Below are the records; extract from them the line containing "Generate a component" to the line containing "const fmt = (v: number)", both lines included, exactly and with no pictures.

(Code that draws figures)
☆ ☆ ☆ ☆

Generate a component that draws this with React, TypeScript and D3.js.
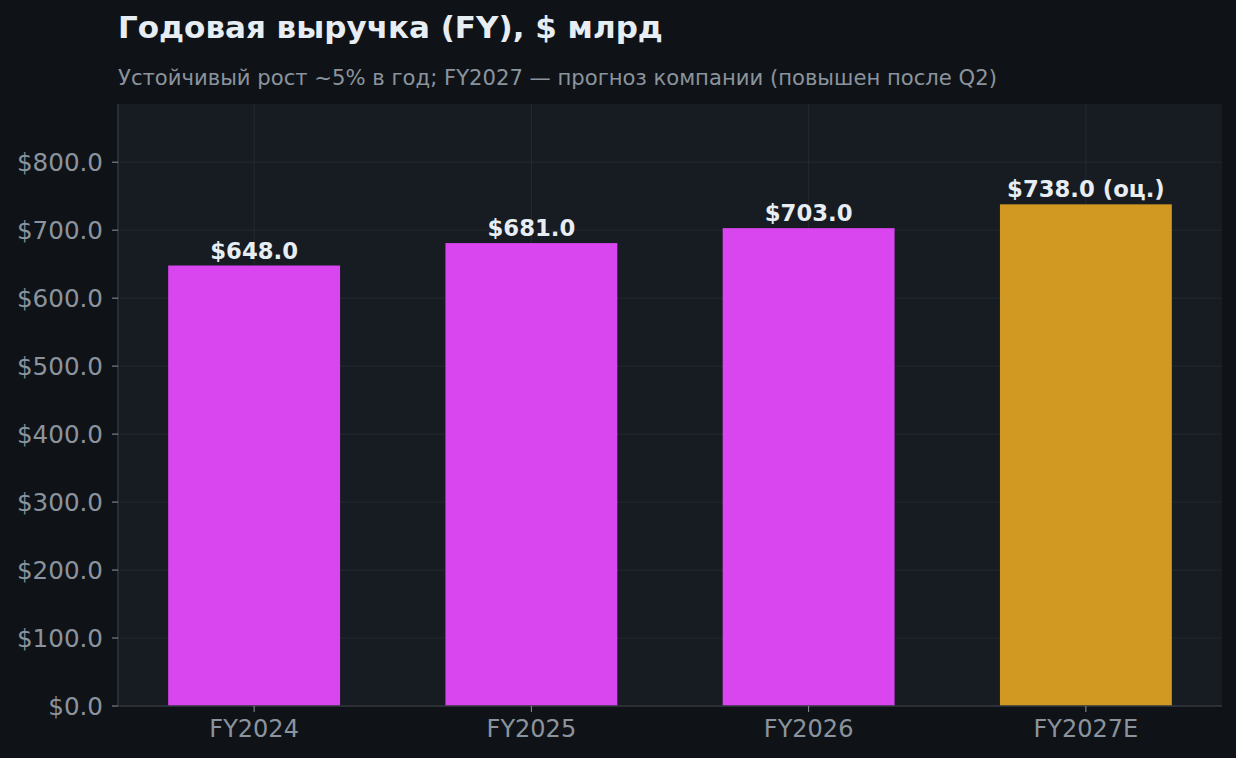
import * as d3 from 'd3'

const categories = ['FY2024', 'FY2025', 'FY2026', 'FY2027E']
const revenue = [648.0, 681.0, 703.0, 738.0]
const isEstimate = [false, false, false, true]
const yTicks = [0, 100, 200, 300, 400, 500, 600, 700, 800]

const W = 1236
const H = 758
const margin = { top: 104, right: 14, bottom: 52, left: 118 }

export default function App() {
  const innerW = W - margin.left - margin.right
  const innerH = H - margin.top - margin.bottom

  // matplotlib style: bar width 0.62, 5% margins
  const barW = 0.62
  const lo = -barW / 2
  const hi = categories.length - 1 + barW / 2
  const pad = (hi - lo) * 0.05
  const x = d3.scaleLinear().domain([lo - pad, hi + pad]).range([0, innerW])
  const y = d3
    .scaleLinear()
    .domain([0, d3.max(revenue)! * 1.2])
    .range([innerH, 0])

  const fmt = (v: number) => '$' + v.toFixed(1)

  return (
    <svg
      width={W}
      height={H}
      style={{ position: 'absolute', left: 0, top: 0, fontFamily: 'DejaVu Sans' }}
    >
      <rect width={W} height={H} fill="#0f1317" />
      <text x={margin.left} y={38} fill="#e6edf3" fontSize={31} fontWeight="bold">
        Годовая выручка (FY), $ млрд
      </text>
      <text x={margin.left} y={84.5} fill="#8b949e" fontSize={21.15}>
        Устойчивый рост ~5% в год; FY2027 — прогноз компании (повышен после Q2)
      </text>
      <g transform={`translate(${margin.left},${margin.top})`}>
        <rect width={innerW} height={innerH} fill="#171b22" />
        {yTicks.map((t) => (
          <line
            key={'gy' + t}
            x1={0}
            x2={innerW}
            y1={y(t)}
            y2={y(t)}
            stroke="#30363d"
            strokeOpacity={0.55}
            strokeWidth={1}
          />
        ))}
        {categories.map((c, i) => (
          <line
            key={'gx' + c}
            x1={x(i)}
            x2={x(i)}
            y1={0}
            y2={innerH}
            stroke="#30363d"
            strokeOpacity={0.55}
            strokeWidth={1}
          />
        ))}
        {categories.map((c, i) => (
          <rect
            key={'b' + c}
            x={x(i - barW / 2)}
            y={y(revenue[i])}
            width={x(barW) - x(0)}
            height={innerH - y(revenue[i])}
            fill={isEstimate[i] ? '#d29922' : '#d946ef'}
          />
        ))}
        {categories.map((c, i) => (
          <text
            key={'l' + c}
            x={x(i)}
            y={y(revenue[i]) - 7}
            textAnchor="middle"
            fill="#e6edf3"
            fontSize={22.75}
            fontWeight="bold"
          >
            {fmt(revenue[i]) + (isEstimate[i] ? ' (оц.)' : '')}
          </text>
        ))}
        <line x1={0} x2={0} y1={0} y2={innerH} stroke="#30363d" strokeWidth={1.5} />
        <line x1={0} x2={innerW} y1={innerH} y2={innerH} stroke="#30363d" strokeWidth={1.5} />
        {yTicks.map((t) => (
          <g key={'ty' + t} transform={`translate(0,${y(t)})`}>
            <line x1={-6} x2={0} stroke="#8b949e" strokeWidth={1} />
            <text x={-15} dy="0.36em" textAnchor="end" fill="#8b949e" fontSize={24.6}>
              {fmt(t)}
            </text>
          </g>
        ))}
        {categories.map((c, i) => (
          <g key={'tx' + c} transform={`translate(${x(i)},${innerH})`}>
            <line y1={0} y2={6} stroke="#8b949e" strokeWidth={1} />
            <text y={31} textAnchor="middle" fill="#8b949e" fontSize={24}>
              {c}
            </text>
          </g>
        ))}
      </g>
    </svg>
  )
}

☆ ☆ ☆ ☆

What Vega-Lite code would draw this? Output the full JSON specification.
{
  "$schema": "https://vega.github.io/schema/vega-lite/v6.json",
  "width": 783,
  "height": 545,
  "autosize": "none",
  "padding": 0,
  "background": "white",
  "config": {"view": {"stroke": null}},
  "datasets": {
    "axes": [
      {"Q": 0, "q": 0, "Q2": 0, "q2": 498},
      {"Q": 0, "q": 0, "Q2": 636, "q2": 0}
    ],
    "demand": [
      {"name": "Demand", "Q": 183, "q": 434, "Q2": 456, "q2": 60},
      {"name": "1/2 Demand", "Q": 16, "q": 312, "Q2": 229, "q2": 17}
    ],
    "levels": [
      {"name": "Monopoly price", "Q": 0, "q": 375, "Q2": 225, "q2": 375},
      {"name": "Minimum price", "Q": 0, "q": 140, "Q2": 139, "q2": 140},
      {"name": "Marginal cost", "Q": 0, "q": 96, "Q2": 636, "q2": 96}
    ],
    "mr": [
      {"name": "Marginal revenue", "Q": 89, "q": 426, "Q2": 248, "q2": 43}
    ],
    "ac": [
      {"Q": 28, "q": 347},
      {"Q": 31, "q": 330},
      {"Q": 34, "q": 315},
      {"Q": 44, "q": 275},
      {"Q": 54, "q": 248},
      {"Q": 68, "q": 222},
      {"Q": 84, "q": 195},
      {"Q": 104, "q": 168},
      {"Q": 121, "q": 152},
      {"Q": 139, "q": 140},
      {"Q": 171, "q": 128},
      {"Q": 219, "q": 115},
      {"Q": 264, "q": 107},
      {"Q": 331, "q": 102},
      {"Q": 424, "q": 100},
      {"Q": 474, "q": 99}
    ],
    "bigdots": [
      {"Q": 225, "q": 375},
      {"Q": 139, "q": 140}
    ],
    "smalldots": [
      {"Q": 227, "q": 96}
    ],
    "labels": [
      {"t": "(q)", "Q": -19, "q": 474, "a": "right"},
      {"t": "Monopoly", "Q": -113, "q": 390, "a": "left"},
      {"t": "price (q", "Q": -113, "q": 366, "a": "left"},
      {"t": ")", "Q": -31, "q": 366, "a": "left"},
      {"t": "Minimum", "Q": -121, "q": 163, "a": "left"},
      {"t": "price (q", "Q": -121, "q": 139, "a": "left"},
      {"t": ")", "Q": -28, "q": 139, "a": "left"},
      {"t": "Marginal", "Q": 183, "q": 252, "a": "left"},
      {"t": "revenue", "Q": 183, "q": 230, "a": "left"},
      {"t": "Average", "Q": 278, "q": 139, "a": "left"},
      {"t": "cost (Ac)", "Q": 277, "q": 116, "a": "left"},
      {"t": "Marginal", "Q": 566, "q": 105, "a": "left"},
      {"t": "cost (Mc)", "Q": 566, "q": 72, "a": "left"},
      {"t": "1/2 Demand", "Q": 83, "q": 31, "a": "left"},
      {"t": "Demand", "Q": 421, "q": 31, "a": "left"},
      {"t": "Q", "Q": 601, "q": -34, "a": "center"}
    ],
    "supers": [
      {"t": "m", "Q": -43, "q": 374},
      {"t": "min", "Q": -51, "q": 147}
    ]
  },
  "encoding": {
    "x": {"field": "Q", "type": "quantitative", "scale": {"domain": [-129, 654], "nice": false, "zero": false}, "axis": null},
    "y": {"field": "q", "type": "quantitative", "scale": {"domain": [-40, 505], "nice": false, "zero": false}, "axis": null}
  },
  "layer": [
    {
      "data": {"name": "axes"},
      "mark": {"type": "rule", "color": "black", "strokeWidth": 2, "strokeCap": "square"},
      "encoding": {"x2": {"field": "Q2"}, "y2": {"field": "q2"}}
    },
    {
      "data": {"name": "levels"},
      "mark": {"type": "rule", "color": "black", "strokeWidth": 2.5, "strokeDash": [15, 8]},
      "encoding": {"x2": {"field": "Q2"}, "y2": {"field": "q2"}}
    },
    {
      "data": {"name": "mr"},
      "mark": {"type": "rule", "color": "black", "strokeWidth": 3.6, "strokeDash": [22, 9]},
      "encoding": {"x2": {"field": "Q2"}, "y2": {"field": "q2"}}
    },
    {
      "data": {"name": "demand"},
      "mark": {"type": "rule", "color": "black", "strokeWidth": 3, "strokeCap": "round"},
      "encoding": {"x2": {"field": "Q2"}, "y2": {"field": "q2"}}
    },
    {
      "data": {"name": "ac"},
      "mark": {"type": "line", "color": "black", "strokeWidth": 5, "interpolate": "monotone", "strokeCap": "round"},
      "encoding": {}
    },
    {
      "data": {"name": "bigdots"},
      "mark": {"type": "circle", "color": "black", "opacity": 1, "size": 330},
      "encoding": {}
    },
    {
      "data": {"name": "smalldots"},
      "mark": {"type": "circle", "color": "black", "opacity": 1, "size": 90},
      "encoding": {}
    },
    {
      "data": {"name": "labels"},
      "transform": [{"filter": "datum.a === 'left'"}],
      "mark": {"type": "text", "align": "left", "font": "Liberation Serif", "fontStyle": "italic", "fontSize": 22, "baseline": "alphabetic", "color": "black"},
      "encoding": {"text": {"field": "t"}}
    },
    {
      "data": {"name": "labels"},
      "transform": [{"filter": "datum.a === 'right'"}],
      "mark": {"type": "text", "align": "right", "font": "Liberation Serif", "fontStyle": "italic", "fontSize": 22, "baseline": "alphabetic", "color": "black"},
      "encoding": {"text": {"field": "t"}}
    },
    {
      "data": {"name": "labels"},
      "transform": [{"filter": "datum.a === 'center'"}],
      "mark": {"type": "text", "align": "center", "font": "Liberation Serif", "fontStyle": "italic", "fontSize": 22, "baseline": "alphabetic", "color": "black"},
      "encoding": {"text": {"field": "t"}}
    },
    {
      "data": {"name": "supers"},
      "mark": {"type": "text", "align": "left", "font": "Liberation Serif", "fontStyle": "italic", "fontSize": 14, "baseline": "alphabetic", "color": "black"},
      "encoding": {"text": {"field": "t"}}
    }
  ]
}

☆ ☆ ☆ ☆

WRITTEN ANSWER:
Generate a component that draws this with React, TypeScript and D3.js.
import * as d3 from 'd3'

const categories = ['FY2024', 'FY2025', 'FY2026', 'FY2027E']
const revenue = [648.0, 681.0, 703.0, 738.0]
const isEstimate = [false, false, false, true]
const yTicks = [0, 100, 200, 300, 400, 500, 600, 700, 800]

const W = 1236
const H = 758
const margin = { top: 104, right: 14, bottom: 52, left: 118 }

export default function App() {
  const innerW = W - margin.left - margin.right
  const innerH = H - margin.top - margin.bottom

  // matplotlib style: bar width 0.62, 5% margins
  const barW = 0.62
  const lo = -barW / 2
  const hi = categories.length - 1 + barW / 2
  const pad = (hi - lo) * 0.05
  const x = d3.scaleLinear().domain([lo - pad, hi + pad]).range([0, innerW])
  const y = d3
    .scaleLinear()
    .domain([0, d3.max(revenue)! * 1.2])
    .range([innerH, 0])

  const fmt = (v: number) => '$' + v.toFixed(1)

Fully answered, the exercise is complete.